Друзья, сегодня 19 июля в честь дня рождения нашего современника художника гжельского фарфора Валентина Розанова (1955 г.р.) делюсь с вами замечательной статьёй, рассказывающей как в 28 лет он уже являлся главным художником производственного объединения «Гжель» и отстаивал феномен советской Гжели – фарфора с исключительно ручной росписью.

Виктория Вольпина. Главный художник Гжели // Декоративное искусство СССР, 1983. – № 4 (305). – С. 20–22.

Творческая и человеческая судьба Валентина Розанова – просто находка для журналистского репортажа. Ему 28 лет, из них девять он работает на Гжели, куда пришёл по распределению после окончания керамического отделения Абрамцевского художественного училища. Больше четырёх лет был исполнителем на «потоке», после чего получил право называться художником и действительно стал им. Он разработал около сорока образцов, из которых внедрено в производство 15, участвовал более чем в 30 выставках. Осенью 1980 года первым из художников народных промыслов стал лауреатом премии им. Ленинского комсомола. Весной 1982 года приступил к обязанностям главного художника Объединения «Гжель».

-3

Сегодня мы говорим о нём как о зрелом мастере, которому в значительной мере предстоит определить облик Гжели завтрашней, и даже как-то забываем, как недолог срок его самостоятельной работы. Развитие его было стремительным и при этом каким-то непринуждённым, лёгким. За плечами Валентина не было ни колебаний выбора, ни преодоления производственных конфликтов – внешне его путь от учёбы до должности главного художника прославленного предприятия представляется на редкость благополучным.

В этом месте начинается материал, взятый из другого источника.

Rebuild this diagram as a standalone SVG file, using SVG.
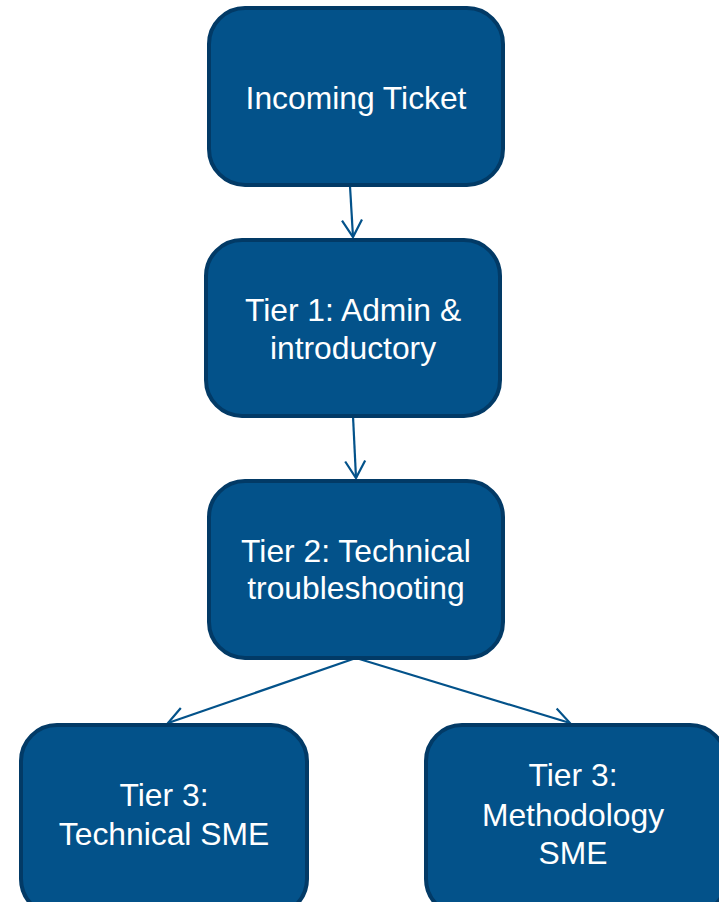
<svg xmlns="http://www.w3.org/2000/svg" width="719" height="902" viewBox="0 0 719 902">
<defs>
<style>
.box{fill:#03528A;stroke:#023A66;stroke-width:4}
.t{fill:#ffffff;font-family:"Liberation Sans",Arial,sans-serif;font-size:31.8px;text-anchor:middle}
.c{fill:none;stroke:#03528A;stroke-width:2.2}
</style>
<marker id="arr" markerUnits="userSpaceOnUse" markerWidth="24" markerHeight="24" viewBox="-20 -12 24 24" refX="0" refY="0" orient="auto">
<path d="M-17,-10 L0,0 L-17,10" fill="none" stroke="#03528A" stroke-width="2.2"/>
</marker>
</defs>
<rect width="719" height="902" fill="#ffffff"/>
<g id="connectors">
<path class="c" d="M350,186 L353,237" marker-end="url(#arr)"/>
<path class="c" d="M353,416 L356,478" marker-end="url(#arr)"/>
<path class="c" d="M356,658 L168,723" marker-end="url(#arr)"/>
<path class="c" d="M356,658 L570,723" marker-end="url(#arr)"/>
</g>
<g id="n1">
<rect class="box" x="209" y="8" width="294" height="177" rx="36"/>
<text class="t" x="356" y="109">Incoming Ticket</text>
</g>
<g id="n2">
<rect class="box" x="206" y="240" width="294" height="176" rx="36"/>
<text class="t" x="353" y="321">Tier 1: Admin &amp;</text>
<text class="t" x="353" y="359">introductory</text>
</g>
<g id="n3">
<rect class="box" x="209" y="481" width="294" height="177" rx="36"/>
<text class="t" x="356" y="562">Tier 2: Technical</text>
<text class="t" x="356" y="599">troubleshooting</text>
</g>
<g id="n4">
<rect class="box" x="21" y="725" width="286" height="190" rx="36"/>
<text class="t" x="164" y="806">Tier 3:</text>
<text class="t" x="164" y="845">Technical SME</text>
</g>
<g id="n5">
<rect class="box" x="426" y="725" width="300" height="190" rx="36"/>
<text class="t" x="573" y="786">Tier 3:</text>
<text class="t" x="573" y="826">Methodology</text>
<text class="t" x="573" y="864">SME</text>
</g>
</svg>
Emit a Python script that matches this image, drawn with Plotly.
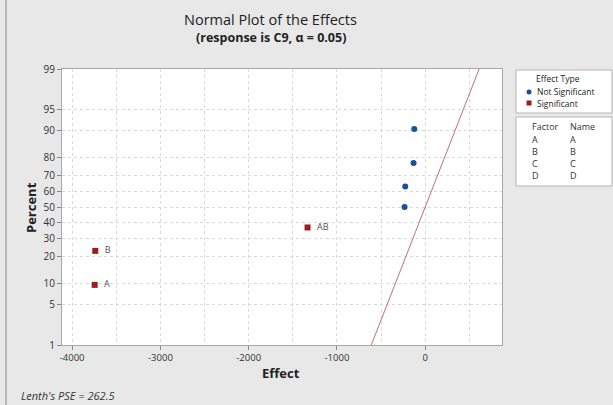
import plotly.graph_objects as go
from statistics import NormalDist

# ---- data ----
effect_labels = ["A", "B", "AB", "", "", "", ""]
effects = [-3745, -3738, -1333, -234, -226, -132, -124]
percents = [9.46, 22.97, 36.49, 50.0, 63.51, 77.03, 90.54]
significant = [True, True, True, False, False, False, False]
ytick_pct = [1, 5, 10, 20, 30, 40, 50, 60, 70, 80, 90, 95, 99]
xtick_vals = [-4000, -3000, -2000, -1000, 0]
lenth_pse = 262.5
factors = ["A", "B", "C", "D"]
factor_names = ["A", "B", "C", "D"]

nd = NormalDist()
z = [nd.inv_cdf(p / 100) for p in percents]
zlo, zhi = nd.inv_cdf(0.01), nd.inv_cdf(0.99)

FONT = "Open Sans"
BLUE = "#1b4f9e"
RED = "#9c1c1f"

fig = go.Figure()

# reference line: effect = PSE * z
fig.add_trace(go.Scatter(x=[lenth_pse * zlo, lenth_pse * zhi], y=[zlo, zhi],
                         mode="lines", line=dict(color="#c46f72", width=1),
                         showlegend=False, hoverinfo="skip"))

sx = [e for e, s in zip(effects, significant) if s]
sy = [v for v, s in zip(z, significant) if s]
sl = [l for l, s in zip(effect_labels, significant) if s]
nx = [e for e, s in zip(effects, significant) if not s]
ny = [v for v, s in zip(z, significant) if not s]

fig.add_trace(go.Scatter(x=nx, y=ny, mode="markers",
                         marker=dict(color=BLUE, size=6, symbol="circle"),
                         showlegend=False))
fig.add_trace(go.Scatter(x=sx, y=sy, mode="markers+text", text=["  " + t for t in sl],
                         textposition="middle right",
                         textfont=dict(family=FONT, size=9, color="#555555"),
                         marker=dict(color=RED, size=6, symbol="square"),
                         showlegend=False))

L, R, T, B = 62, 502, 69, 345
W, H = 613, 405


def px(x):
    return (x - L) / (R - L)


def py(y):
    return (B - y) / (B - T)


shapes = []
# left border of the picture
shapes.append(dict(type="line", xref="paper", yref="paper", x0=px(6), x1=px(6),
                   y0=py(0), y1=py(H), line=dict(color="#8a8a8a", width=1)))
# legend boxes
for (y0, y1) in [(70, 113), (117, 186)]:
    shapes.append(dict(type="rect", xref="paper", yref="paper",
                       x0=px(516), x1=px(612), y0=py(y1), y1=py(y0),
                       fillcolor="white", line=dict(color="#b5b5b5", width=1)))
shapes.append(dict(type="circle", xref="paper", yref="paper",
                   x0=px(526.5), x1=px(531.5), y0=py(94.5), y1=py(89.5),
                   fillcolor=BLUE, line=dict(color=BLUE, width=0)))
shapes.append(dict(type="rect", xref="paper", yref="paper",
                   x0=px(526.5), x1=px(531.5), y0=py(105.5), y1=py(100.5),
                   fillcolor=RED, line=dict(color=RED, width=0)))

ann = []


def add_text(x, y, text, size, xanchor="left", bold=False, italic=False,
             color="#333333", angle=0):
    t = text
    if bold:
        t = "<b>" + t + "</b>"
    if italic:
        t = "<i>" + t + "</i>"
    ann.append(dict(xref="paper", yref="paper", x=px(x), y=py(y), text=t,
                    showarrow=False, xanchor=xanchor, yanchor="middle",
                    textangle=angle, borderpad=0,
                    font=dict(family=FONT, size=size, color=color)))


add_text(270, 19, "Normal Plot of the Effects", 14.5, "center", color="#222222")
add_text(271, 38, "(response is C9, α = 0.05)", 12.5, "center", bold=True, color="#222222")
add_text(281, 373, "Effect", 13, "center", bold=True, color="#222222")
add_text(31, 208, "Percent", 13, "center", bold=True, color="#222222", angle=-90)
add_text(20, 395, "Lenth's PSE = 262.5", 11, "left", italic=True, color="#333333")

add_text(558, 78, "Effect Type", 8.5, "center", color="#222222")
add_text(536, 91.5, "Not Significant", 8.5, "left", color="#222222")
add_text(536, 103, "Significant", 8.5, "left", color="#222222")
add_text(531, 126, "Factor", 9, "left", color="#333333")
add_text(569, 126, "Name", 9, "left", color="#333333")
for i, (f, n) in enumerate(zip(factors, factor_names)):
    yy = 139 + i * 12.3
    add_text(531, yy, f, 9, "left", color="#333333")
    add_text(569, yy, n, 9, "left", color="#333333")

grid = "#d9d9d9"
fig.update_layout(
    width=W, height=H,
    margin=dict(l=L, r=W - R, t=T, b=H - B),
    paper_bgcolor="#e8e8e8", plot_bgcolor="white",
    font=dict(family=FONT, size=9, color="#333333"),
    shapes=shapes, annotations=ann,
    xaxis=dict(range=[-4115, 870], tickvals=xtick_vals,
               ticktext=[str(v) for v in xtick_vals],
               showgrid=True, gridcolor=grid, griddash="dot", gridwidth=1,
               minor=dict(dtick=500, tick0=0, showgrid=True, gridcolor=grid,
                          griddash="dot", ticks=""),
               zeroline=False, showline=True, linecolor="#a8a8a8", mirror=True,
               ticks="outside", ticklen=4, tickcolor="#888888",
               tickfont=dict(family=FONT, size=9.5, color="#333333")),
    yaxis=dict(range=[zlo, zhi], tickvals=[nd.inv_cdf(p / 100) for p in ytick_pct],
               ticktext=[str(p) for p in ytick_pct],
               showgrid=True, gridcolor=grid, griddash="dot", gridwidth=1,
               zeroline=False, showline=True, linecolor="#a8a8a8", mirror=True,
               ticks="outside", ticklen=4, tickcolor="#888888",
               tickfont=dict(family=FONT, size=10, color="#333333")),
)

fig.write_html("out.html")
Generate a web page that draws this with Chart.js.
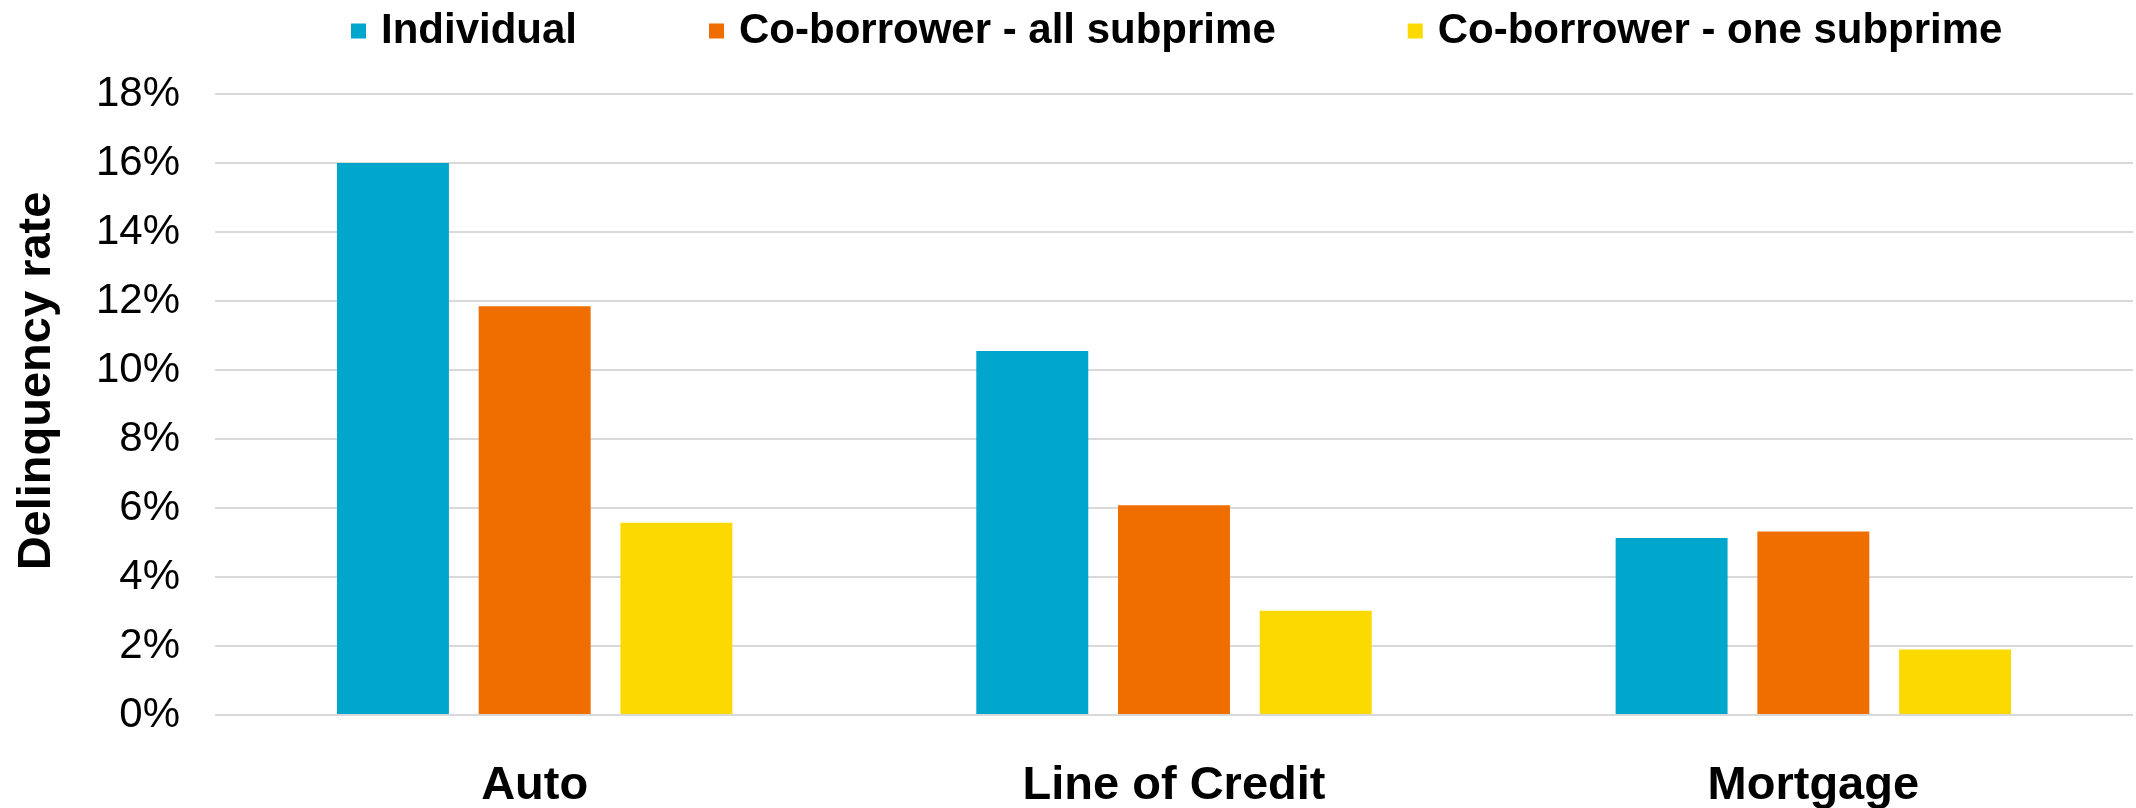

Трудности имеют настолько отвлечённый, даже общий характер, так переплетены с коренными проблемами современного народного искусства, что о них не стоило бы упоминать, однако то, как Валентин Розанов воспринимает эти трудности и проблемы, как справляется се ними – поучительно и помогает понять не только молодого художника, но кое-что в сути этих самых проблем. Ещё и ещё раз удивляешься его умению ощущать производство, не воспаряя и не заземляясь. Это, пожалуй, самое трудное для художника, поставленного в условия производства, и притом с такой чёткой художественной концепцией, как Гжель. Найти себя в рамках определённой художественной традиции, развивать её, не повторяясь, но и не разрушая её неоправданными новациями, – это проблемы наших дней, они не возникали перед старыми мастерами во времена естественного наследования художественных принципов и мастерства. Как не вставало перед ними задачи выработки и сохранения творческого самочувствия, вопросов самовыражения.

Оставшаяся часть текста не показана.